A bourgeois society that ramps up marginalisation is beyond a tendency to fascism, it is in fact fully fascist.

The Power of Horror is a difficult book, of which I struggle to understand fully.

I am the rebellious youth, even though the original referents were something else entirely, even though I’m not a youth.

By picking loaded symbols they become the new poem’s fascinators.

By picking loaded symbols there is constructed an internally reflected system of meaning around a subject, but the symbols in turn open outward due to the unspecific bourgeois subjectivity that the subject is.

There is no irony in the fact that most of the world’s population is composed of the marginalised.

Under the auspices of Oedipus, Christ, and/or Phallus, the holy family, the nuclear family tries to enclose itself by refusing the validity of every other form or content of human relations.

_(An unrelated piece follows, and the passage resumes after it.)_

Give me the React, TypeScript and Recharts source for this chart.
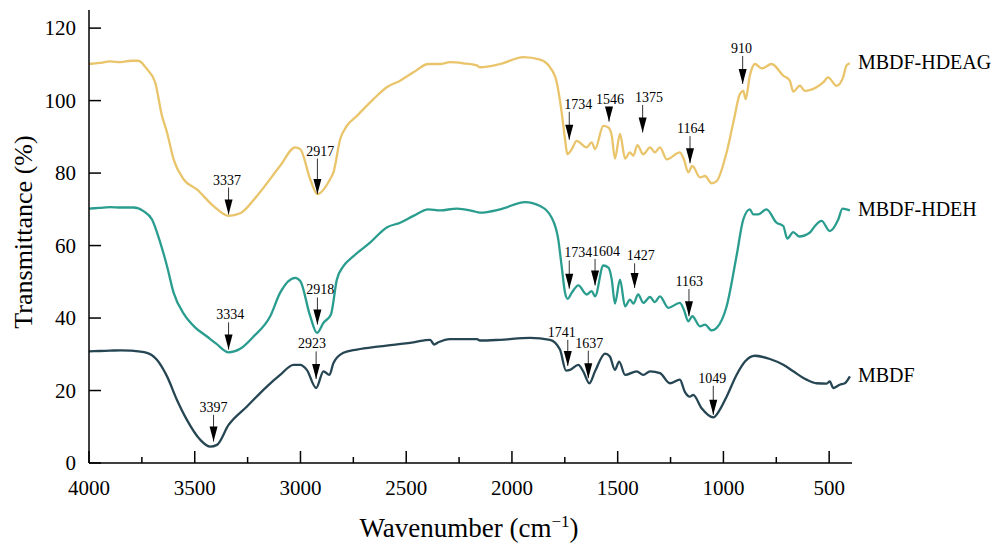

All that rocks the holy family boat is thrown overboard.

Instead of hiding the gimmick and claiming Authorship, the gimmick is laid bare so that you may find the joys of secret poetry in the books you’re already reading.

The bourgeois family is always already in the process of closing off the public in favour of the private. The public is necessarily an escape from the family.

The christian closes off the worldly, to shield their converts and captives from the world’s destabilizing forces.

In preparing a response to Jenkins’ artwork, Transcending Though Life, a large piece of paper art, made by weaving and looping 1mm strips of pages from old magazines, I noticed that some of the strips of words that I was weaving together sometimes made good stand alone poems, and I started recording margins more frequently.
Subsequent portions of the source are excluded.